Censorship and the Great Firewall of China


Social media has become such an important part in our daily lives. We use it to keep in contact with one another and it allows us to have a voice to speak what we believe. While we may use it to keep in contact with our friends, family etc. we also unknowingly use it to keep in contact with the rest of the world. I know personally that my Instagram feed is contained of primarily international posts. One thing I have noticed though since researching this topic is that the amount of Chinese content I receive as very minimal, and this is why…

The Ministry of Public Security (MPS) set up the Golden Shield project in Mainland China, also known as the Great Firewall of China. This basically meant that Mainland China had very limited access to Internet sites. All social media networks were censored and thus why the Chinese can’t use Facebook, Twitter and YouTube. The government wanted to make sure they had a hold on all information travelling in and out of China. As Facebook, Twitter etc. are American owned; the Chinese government couldn’t keep an eye on all conversations. There are many forbidden keywords and websites that are filtered by tens of thousands of employee’s everyday and then filtered again by sophisticated software (D’Jaen, 2008). Many subjects that have been censored are primarily related to the government and those specifically talking negatively about the government. Many search words have been blocked including ‘Tibet’, ‘Taiwan China’, ‘equality’, ‘democracy China’ and ‘freedom China’ (Zittrain and Edelman, 2003).


Because of all of this, China decided to create their own social media networks. QZone is the most popular social network site in China. It is a mix of blogging, watching videos, listening to music and sending photos. It has over 712 million users in total (Heggestuen, 2013). The second favourite platform is Weibo, which is like a mix of Facebook and Twitter. Whilst there is freedom in having their own social platforms they are still heavily regulated by the Chinese government (Riley, 2014). Those who wish to use Western social platforms are able to illegally access them by using proxy servers or virtual private networks (VPNs). Charlie Osborn (2015) of ZDNet says, “critics argue that online filtering is not only hampering the general public but is stifling the innovation needed to revive the Chinese economy”. The censorship of the Internet on the Chinese public is damaging their freedom of speech and human rights.

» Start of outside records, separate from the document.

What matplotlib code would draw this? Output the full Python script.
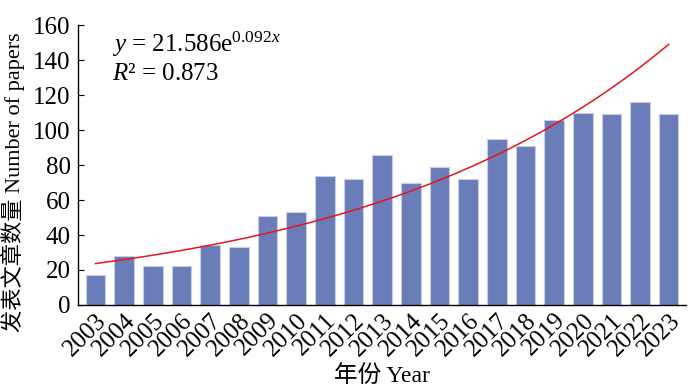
import numpy as np
import matplotlib
matplotlib.use("Agg")
import matplotlib.pyplot as plt

plt.rcParams['font.family'] = ['Liberation Serif', 'Noto Sans CJK SC']
plt.rcParams['mathtext.fontset'] = 'custom'
plt.rcParams['mathtext.rm'] = 'Liberation Serif'
plt.rcParams['mathtext.it'] = 'Liberation Serif:italic'

years = [str(y) for y in range(2003, 2024)]
papers = [17, 28, 22, 22, 34, 33, 51, 53, 74, 72, 86, 70, 79, 72, 95, 91, 106, 110, 109, 116, 109]

# exponential trend line fitted in the original (x = 1..21)
fit_a = 21.586
fit_b = 0.092
r2 = 0.873

fig, ax = plt.subplots(figsize=(6.88, 3.92), dpi=100)
fig.subplots_adjust(left=0.113, right=0.997, top=0.936, bottom=0.222)

x = np.arange(len(years))
ax.bar(x, papers, width=0.68, color='#6a7db8', edgecolor='#c5cde6', linewidth=0.8, zorder=2)

xs = np.linspace(1, len(years), 200)
ax.plot(xs - 1, fit_a * np.exp(fit_b * xs), color='#e8141e', linewidth=1.1, zorder=3)

ax.set_xlim(-0.62, len(years) - 0.4)
ax.set_ylim(0, 160)
ax.set_yticks(range(0, 161, 20))
ax.set_xticks(x)
ax.set_xticklabels(years, rotation=45, ha='right', rotation_mode='anchor')
ax.tick_params(axis='y', direction='in', length=4, labelsize=18, pad=5)
ax.tick_params(axis='x', length=0, labelsize=18, pad=3)
for s in ['top', 'right']:
    ax.spines[s].set_visible(False)
ax.spines['left'].set_linewidth(1.0)
ax.spines['bottom'].set_linewidth(1.0)

ax.set_xlabel('年份 Year', fontsize=17)
ax.set_ylabel('发表文章数量 Number of papers', fontsize=16)
ax.yaxis.set_label_coords(-0.086, 0.44)
ax.xaxis.set_label_coords(0.5, -0.215)

ax.text(0.057, 0.985, r'$y$ = 21.586e$^{0.092x}$', transform=ax.transAxes, fontsize=18, va='top')
ax.text(0.057, 0.865, r'$R$² = %.3f' % r2, transform=ax.transAxes, fontsize=18, va='top')

fig.savefig('out.png', dpi=100)
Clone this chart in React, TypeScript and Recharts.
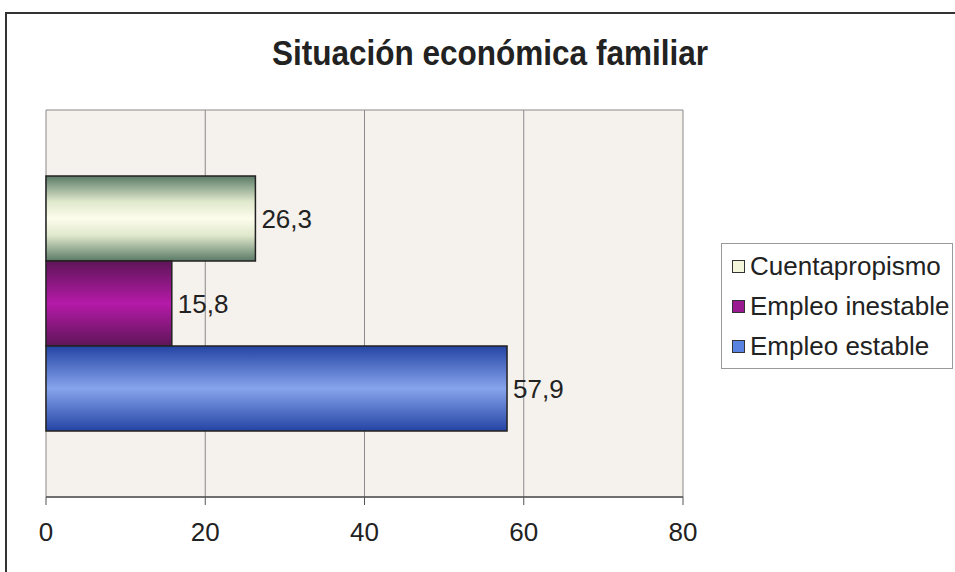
import { BarChart, Bar, XAxis, YAxis, CartesianGrid, LabelList } from 'recharts'

const categories = ['Situación']
const cuentapropismo = [26.3]
const empleoInestable = [15.8]
const empleoEstable = [57.9]
const xTicks = [0, 20, 40, 60, 80]

const series = [
  { key: 'cuenta', name: 'Cuentapropismo', values: cuentapropismo, fill: 'url(#gCuenta)', swatch: '#f4f6dc' },
  { key: 'inestable', name: 'Empleo inestable', values: empleoInestable, fill: 'url(#gInestable)', swatch: '#9a1a92' },
  { key: 'estable', name: 'Empleo estable', values: empleoEstable, fill: 'url(#gEstable)', swatch: '#5a82e0' },
]

const data = categories.map((c, i) => {
  const row: Record<string, string | number> = { name: c }
  series.forEach((s) => (row[s.key] = s.values[i]))
  return row
})

const font = '"Liberation Sans", Arial, sans-serif'
const fmt = (v: any) => String(v).replace('.', ',')

// legend is drawn outside the chart so it doesn't eat into the plot area
function ChartLegend() {
  return (
    <div
      style={{
        position: 'absolute',
        left: 721,
        top: 243,
        border: '1px solid #999',
        background: '#fff',
        padding: '2px 0 2px 10px',
        width: 232,
        fontFamily: font,
        fontSize: 26,
        color: '#222',
        boxSizing: 'border-box',
      }}
    >
      {series.map((s) => (
        <div key={s.key} style={{ display: 'flex', alignItems: 'center', height: 40, whiteSpace: 'nowrap' }}>
          <span
            style={{
              display: 'inline-block',
              width: 11,
              height: 11,
              background: s.swatch,
              border: '1.5px solid #333',
              marginRight: 5,
              flexShrink: 0,
            }}
          />
          {s.name}
        </div>
      ))}
    </div>
  )
}

export default function App() {
  return (
    <div style={{ position: 'absolute', left: 0, top: 0, width: 955, height: 572, background: '#fff', overflow: 'hidden' }}>
      <div
        style={{
          position: 'absolute',
          left: 5,
          top: 12,
          width: 980,
          height: 600,
          borderLeft: '2px solid #333',
          borderTop: '2px solid #333',
        }}
      />
      <span
        style={{
          position: 'absolute',
          left: 490,
          top: 33,
          transform: 'translateX(-50%) scaleX(0.9)',
          whiteSpace: 'nowrap',
          fontFamily: font,
          fontWeight: 'bold',
          fontSize: 35,
          lineHeight: '40px',
          color: '#222',
        }}
      >
        Situación económica familiar
      </span>
      <BarChart
        width={955}
        height={572}
        data={data}
        layout="vertical"
        margin={{ top: 110, right: 272, bottom: 35, left: 46 }}
        barGap={0}
        style={{ position: 'absolute', left: 0, top: 0 }}
      >
        <defs>
          <linearGradient id="gCuenta" x1="0" y1="0" x2="0" y2="1">
            <stop offset="0%" stopColor="#5a7a66" />
            <stop offset="30%" stopColor="#dfe8cc" />
            <stop offset="50%" stopColor="#fdfdec" />
            <stop offset="70%" stopColor="#dfe8cc" />
            <stop offset="100%" stopColor="#5a7a66" />
          </linearGradient>
          <linearGradient id="gInestable" x1="0" y1="0" x2="0" y2="1">
            <stop offset="0%" stopColor="#5e1558" />
            <stop offset="50%" stopColor="#b51aa8" />
            <stop offset="100%" stopColor="#5e1558" />
          </linearGradient>
          <linearGradient id="gEstable" x1="0" y1="0" x2="0" y2="1">
            <stop offset="0%" stopColor="#2444a4" />
            <stop offset="50%" stopColor="#86a4ec" />
            <stop offset="100%" stopColor="#2444a4" />
          </linearGradient>
        </defs>
        <CartesianGrid
          fill="#f5f1ec"
          stroke="#8a8a8a"
          horizontalPoints={[110, 497]}
          horizontal={{ stroke: '#b0b0b0' }}
        />
        <XAxis
          type="number"
          domain={[0, 80]}
          ticks={xTicks}
          interval={0}
          height={40}
          tickSize={8}
          tickMargin={18}
          axisLine={{ stroke: '#555', strokeWidth: 1.5 }}
          tickLine={{ stroke: '#555' }}
          tick={{ fontFamily: font, fontSize: 26, fill: '#222' }}
        />
        <YAxis type="category" dataKey="name" hide width={0} />
        {series.map((s) => (
          <Bar
            key={s.key}
            dataKey={s.key}
            name={s.name}
            fill={s.fill}
            stroke="#222"
            strokeWidth={1.5}
            barSize={85}
            isAnimationActive={false}
          >
            <LabelList
              dataKey={s.key}
              position="right"
              offset={6}
              formatter={fmt}
              style={{ fontFamily: font, fontSize: 26, fill: '#222' }}
            />
          </Bar>
        ))}
      </BarChart>
      <ChartLegend />
    </div>
  )
}
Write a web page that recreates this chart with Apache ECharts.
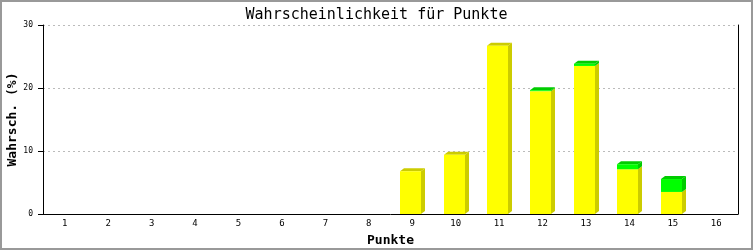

D‘Jaen, M. D. 2008, ‘Breaching the Great Firewall of China: Congress Overreaches in Attacking Chinese Internet Censorship’, Seattle University Law Review, 31(2), 327, viewed on 21st March 2015,

Heggestuen, J 2013, Confused By China’s Social Networks? Here’s A Simple Infographic Showing Their US-Based Equivalents, Business Insider Australia, viewed on 21st March 2015, <http://www.businessinsider.com.au/a-quick-guide-to-chinas-social-networks-2013-10>

Osborne, C 2015, China revamps Great Firewall, cracks down on social media, ZDNet, viewed on 21st March 2015, <http://www.zdnet.com/article/china-revamps-great-firewall-cracks-down-on-social-media/>

Zittrain, J, Edelman, B 2003, Empirical Analysis of Internet Filtering in China, Harvard University, viewed on the 21st March 2015, <http://cyber.law.harvard.edu/filtering/china/>Role

2 thoughts on “Censorship and the Great Firewall of China

  1. I love the use of the picture at the top of the blog post, very eye catching. However, one thing I would like to point out is that the graph you have used is very hard to read. It almost seems as though it is blurry. Apart from that though, the blog post was great! I loved reading it, good job.

  2. Nice variety of references! Despite knowing of China’s internet censorship, it wasn’t until you mentioned Chinese absence on “our” social media feeds that I realised how little information I actually receive about the daily lives of Chinese citizens. Quite fascinating. Have you read about the use of coded language on Chinese social media? It’s a way for citizens to sort of counter the censorship by using “nicknames” for certain people/things, for instance. Controversial, but nonetheless interesting. Your piece was great, thanks for your insight!